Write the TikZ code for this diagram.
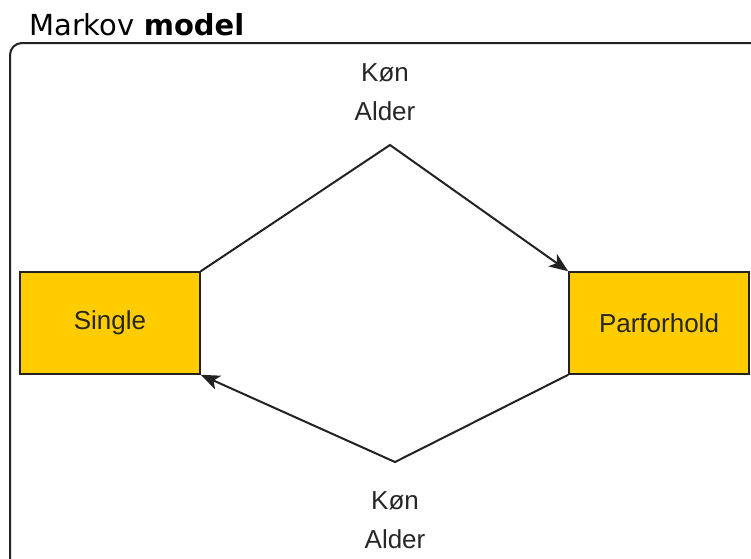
\documentclass[tikz,border=0pt]{standalone}
\usepackage{fontspec}
\setmainfont{Liberation Sans}
\newfontfamily\titlefont{DejaVu Sans}
\usetikzlibrary{arrows.meta}
\definecolor{boxfill}{HTML}{FFCC00}
\definecolor{linegray}{HTML}{222222}
\tikzset{
  state/.style={draw=linegray, line width=1.6pt, fill=boxfill, minimum width=180pt, minimum height=102pt, inner sep=0pt, font=\fontsize{26}{30}\selectfont, text=black!85},
  conn/.style={draw=linegray, line width=2pt, -{Stealth[length=19pt,width=15pt,inset=5pt]}},
  lbl/.style={font=\fontsize{26}{39}\selectfont, align=center, text=black!85},
}
\begin{document}
\begin{tikzpicture}[x=1pt,y=-1pt]
\useasboundingbox (0,0) rectangle (751,558);
\begin{scope}
\clip (0,0) rectangle (751,558);
\draw[linegray, line width=2pt, rounded corners=12pt] (10,43) rectangle (780,590);
\end{scope}
\node[anchor=base west, font=\titlefont\fontsize{29}{32}\selectfont, inner sep=0pt] (title) at (29,35) {Markov \textbf{model}};
\node[state] (s) at (110,323) {Single};
\node[state] (p) at (659,323) {Parforhold};
\coordinate (top) at (390,145);
\coordinate (bot) at (395,462);
\node[lbl] (tl) at (385,92) {Køn\\Alder};
\node[lbl] (bl) at (395,520) {Køn\\Alder};
\draw[conn] (s.north east) -- (top) -- (p.north west);
\draw[conn] (p.south west) -- (bot) -- (s.south east);
\end{tikzpicture}
\end{document}
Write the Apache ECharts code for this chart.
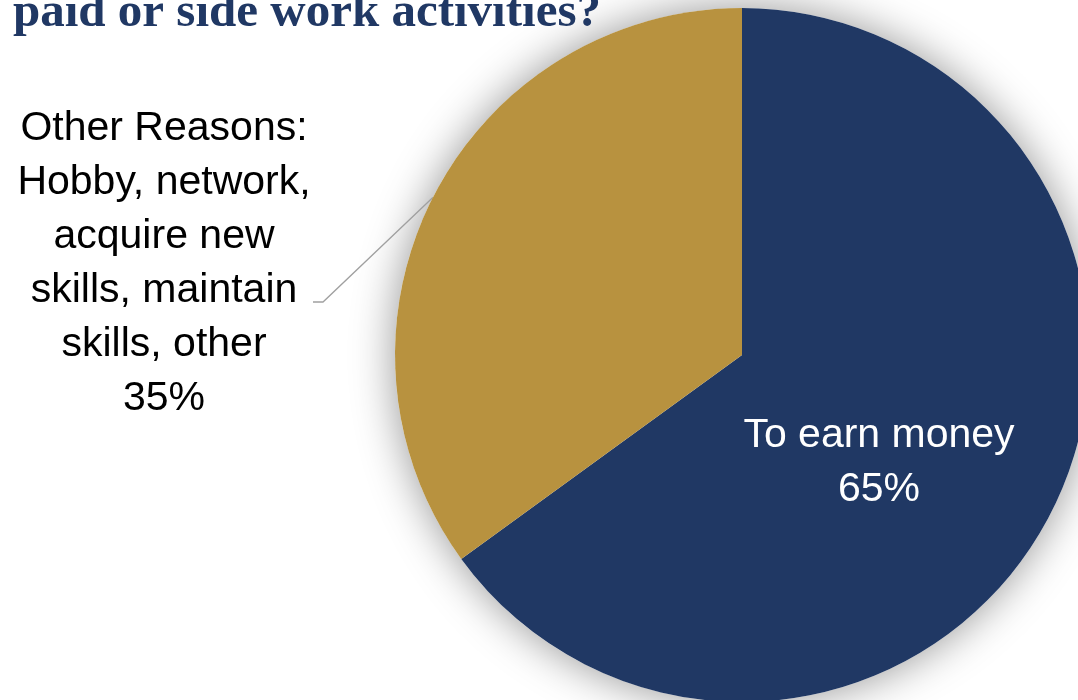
<!DOCTYPE html>
<html>
<head>
<meta charset="utf-8">
<title>Side work reasons</title>
<script src="https://cdn.jsdelivr.net/npm/echarts@6/dist/echarts.min.js"></script>
<style>
  html, body { margin: 0; padding: 0; background: #ffffff; }
  #chart { width: 1078px; height: 700px; }
</style>
</head>
<body>
<div id="chart"></div>
<script>
// Survey answers: why people take on paid or side work
const categories = [
  'To earn money',
  'Other Reasons:\nHobby, network,\nacquire new\nskills, maintain\nskills, other'
];
const shares = [65, 35];
const sliceColors = ['#203864', '#b8923f'];
const titleText = 'paid or side work activities?';

const labelFont = "'Liberation Sans', Arial, sans-serif";
const center = [742, 355];
const radius = 347;

const chart = echarts.init(document.getElementById('chart'), null, { renderer: 'canvas' });

const pieData = categories.map((name, i) => ({
  name: name,
  value: shares[i],
  itemStyle: { color: sliceColors[i] },
  label: i === 0
    ? { position: 'inside', color: '#ffffff' }
    : { position: 'outside', color: '#000000' },
  labelLine: { show: i !== 0 }
}));

chart.setOption({
  backgroundColor: '#ffffff',
  animation: false,
  title: {
    text: titleText,
    left: 8,
    top: -16,
    textStyle: {
      fontFamily: "'Liberation Serif', 'DejaVu Serif', serif",
      fontWeight: 'bold',
      fontSize: 49,
      color: '#203864'
    }
  },
  series: [
    {
      // soft drop shadow under the whole disc
      type: 'pie',
      silent: true,
      z: 1,
      center: center,
      radius: radius,
      label: { show: false },
      labelLine: { show: false },
      data: [{ value: shares.reduce((a, b) => a + b, 0) }],
      itemStyle: {
        color: '#ffffff',
        shadowBlur: 44,
        shadowColor: 'rgba(0,0,0,0.42)'
      }
    },
    {
      type: 'pie',
      z: 2,
      center: center,
      radius: radius,
      startAngle: 90,
      clockwise: true,
      data: pieData,
      label: {
        formatter: '{b}\n{c}%',
        fontFamily: labelFont,
        fontSize: 41,
        lineHeight: 54,
        align: 'center'
      },
      labelLine: {
        lineStyle: { color: '#a0a0a0', width: 1.3 }
      },
      labelLayout: function (p) {
        if (p.dataIndex === 0) {
          return { x: 879, y: 463, align: 'center', verticalAlign: 'middle' };
        }
        const pts = p.labelLinePoints;
        const start = pts ? pts[0] : [433, 197];
        return {
          x: 164,
          y: 264,
          align: 'center',
          verticalAlign: 'middle',
          labelLinePoints: [start, [323, 302], [313, 302]]
        };
      },
      itemStyle: { borderWidth: 0 }
    }
  ]
});
</script>
</body>
</html>
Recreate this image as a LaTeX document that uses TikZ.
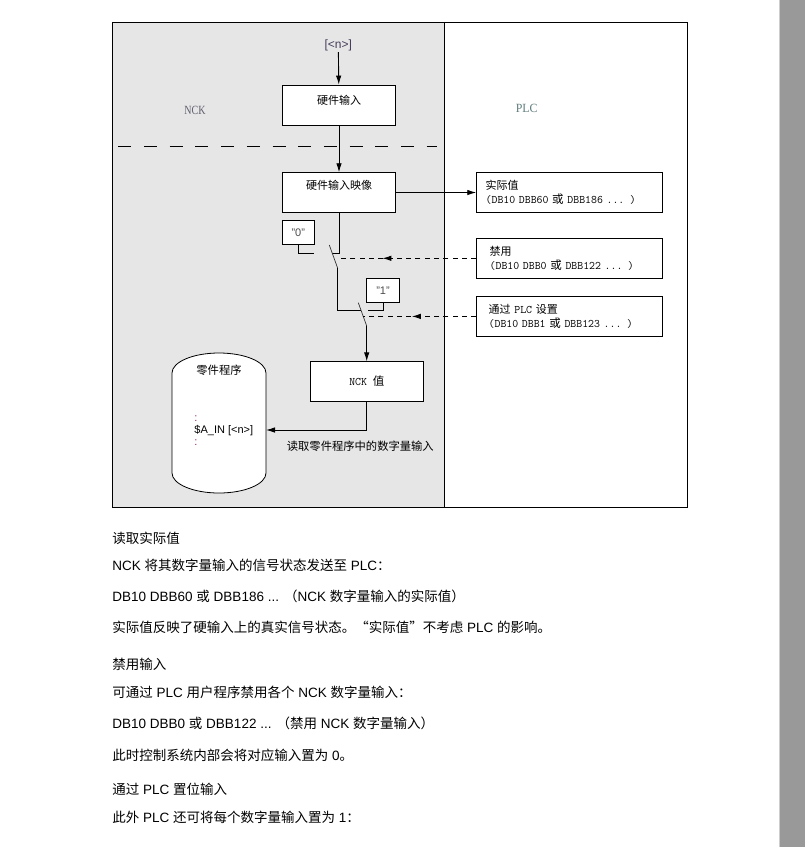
\documentclass[tikz,border=0pt]{standalone}
\usepackage{graphicx}
\usepackage{fontspec}
\setmainfont{Liberation Sans}
\newfontfamily\cjk{Noto Sans CJK SC}
\newfontfamily\serifnar{Liberation Serif}
\usetikzlibrary{positioning,arrows.meta,decorations.markings}
\newcommand{\zh}[1]{{\cjk #1}}
\newcommand{\mono}{\fontsize{11.5}{14}\selectfont\ttfamily}
\definecolor{panel}{RGB}{230,230,230}
\definecolor{bargrey}{RGB}{153,153,153}
\definecolor{baredge}{RGB}{205,205,205}
\definecolor{nckc}{RGB}{95,95,110}
\definecolor{plcc}{RGB}{95,125,125}
\definecolor{ninc}{RGB}{70,60,90}
\definecolor{dotc}{RGB}{140,40,120}

\begin{document}
\begin{tikzpicture}[x=1pt, y=-1pt, line width=0.9pt,
  box/.style={draw, fill=white, inner sep=0pt, font=\fontsize{11}{14}\selectfont},
  dbox/.style={box, minimum height=39.6pt, align=left},
  lab/.style={font=\fontsize{11.3}{13}\selectfont\cjk},
  big/.style={font=\fontsize{12.5}{14}\selectfont\serifnar},
  txt/.style={anchor=west, inner sep=0pt, font=\fontsize{13.5}{16}\selectfont, text=black},
  arr/.style={-{Latex[length=9pt,width=5.5pt]}},
  sw/.style={line width=0.7pt, black!80},
  dsh/.style={dash pattern=on 5pt off 4.3pt, postaction={decorate},
    decoration={markings, mark=at position #1 with {\arrow{Latex[length=9pt,width=5.5pt]}}}}
]
\fill[white] (0,0) rectangle (805,847);
\useasboundingbox (0,0) rectangle (805,847);
\fill[bargrey] (780,0) rectangle (805,847);
\draw[baredge, line width=1pt] (779.3,0) -- (779.3,847);

\fill[panel] (112,22) rectangle (444,507);
\draw[line width=1pt] (112,22) rectangle (687,507);
\draw[line width=1pt] (444,22) -- (444,507);
\draw[dash pattern=on 13pt off 12.7pt] (118.3,146.7) -- (437,146.7);

\node[big, text=nckc] (nck) at (195,110) {\scalebox{0.8}[1]{NCK}};
\node[big, text=plcc] (plc) at (526.7,108.3) {\scalebox{0.95}[1]{PLC}};

\node[text=ninc, inner sep=1pt, font=\fontsize{12}{14}\selectfont] (nin) at (338.3,45) {[<n>]};
\node[box, minimum width=113.4pt, minimum height=40pt, text height=9pt, text depth=10.6pt] (hwin) at (339,105) {\zh{硬件输入}};
\node[box, minimum width=113.4pt, minimum height=39.6pt, text height=9pt, text depth=15.6pt] (img) at (339,192.5) {\zh{硬件输入映像}};

\node[dbox, inner xsep=9pt, text width=167.6pt] (act) at (569.5,192.5) {\zh{实际值}\\\mono(DB10 DBB60 \zh{或} DBB186 ... )};
\node[dbox, inner xsep=13pt, text width=159.6pt] (dis) at (569.5,258.3) {\zh{禁用}\\\mono(DB10 DBB0 \zh{或} DBB122 ... )};
\node[dbox, inner xsep=12pt, text width=161.6pt, minimum height=39.3pt] (set) at (569.5,316.4) {\zh{通过} {\mono PLC} \zh{设置}\\\mono(DB10 DBB1 \zh{或} DBB123 ... )};

\node[box, minimum width=32pt, minimum height=23.6pt, text=black!70] (zero) at (298.3,232.5) {"0"};
\node[box, minimum width=32.6pt, minimum height=24.4pt, text=black!70] (one) at (383,290.5) {"1"};
\node[box, minimum width=112.3pt, minimum height=39.3pt] (nckv) at (366.9,381.4) {\mono NCK \zh{值}};

\draw[fill=white, line width=0.8pt] (172,373) arc[start angle=180, end angle=360, x radius=47, y radius=20]
  -- (266,473) arc[start angle=0, end angle=180, x radius=47, y radius=20] -- cycle;
\node[lab] (prog) at (219,370) {零件程序};
\node[align=left, anchor=west, inner sep=0pt, font=\fontsize{11}{12}\selectfont] (ain) at (194,431)
  {\textcolor{dotc}{:}\\\$A\_IN [<n>]\\\textcolor{dotc}{:}};
\coordinate (progR) at (266,430);
\node[lab] (rd) at (360.3,446) {读取零件程序中的数字量输入};

\coordinate (c0) at (314.3,253.3);
\coordinate (cin) at (331.7,253.3);
\coordinate (b1a) at (329.3,245);
\coordinate (b1b) at (337.7,268.3);
\coordinate (c1in) at (360.5,310);
\coordinate (c1) at (367.5,310);
\coordinate (b2a) at (358.3,302.7);
\coordinate (b2b) at (366.7,326);
\coordinate (d1) at (338.3,258.3);
\coordinate (d2) at (363.3,316.4);

\draw[arr] (nin) -- (hwin);
\draw[arr] (hwin) -- (img);
\draw[arr] (img) -- (act);
\draw (img.south) |- (cin);
\draw (zero.south) |- (c0);
\draw[sw] (b1a) -- (b1b);
\draw (b1b) |- (c1in);
\draw (one.south) |- (c1);
\draw[sw] (b2a) -- (b2b);
\draw[arr] (b2b) -- (b2b |- nckv.north);
\draw[arr] (nckv.south) |- (progR);
\draw[dsh=0.68] (dis.west) -- (d1);
\draw[dsh=0.57] (set.west) -- (d2);

\node[txt] (h1) at (112,538) {\zh{读取实际值}};
\node[txt] (p1) at (112,565) {NCK \zh{将其数字量输入的信号状态发送至} PLC\zh{：}};
\node[txt] (p2) at (112,596) {DB10 DBB60 \zh{或} DBB186 ... \zh{（}NCK \zh{数字量输入的实际值）}};
\node[txt] (p3) at (112,627) {\zh{实际值反映了硬输入上的真实信号状态。“实际值”不考虑} PLC \zh{的影响。}};
\node[txt] (h2) at (112,664) {\zh{禁用输入}};
\node[txt] (p4) at (112,692) {\zh{可通过} PLC \zh{用户程序禁用各个} NCK \zh{数字量输入：}};
\node[txt] (p5) at (112,723) {DB10 DBB0 \zh{或} DBB122 ... \zh{（禁用} NCK \zh{数字量输入）}};
\node[txt] (p6) at (112,755) {\zh{此时控制系统内部会将对应输入置为} 0\zh{。}};
\node[txt] (h3) at (112,789) {\zh{通过} PLC \zh{置位输入}};
\node[txt] (p7) at (112,817) {\zh{此外} PLC \zh{还可将每个数字量输入置为} 1\zh{：}};
\end{tikzpicture}
\end{document}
++++
[TASK PROMPT]
Say how many lines above hold the word "this", giving only the count.

[THE COMPLETED TASK]
3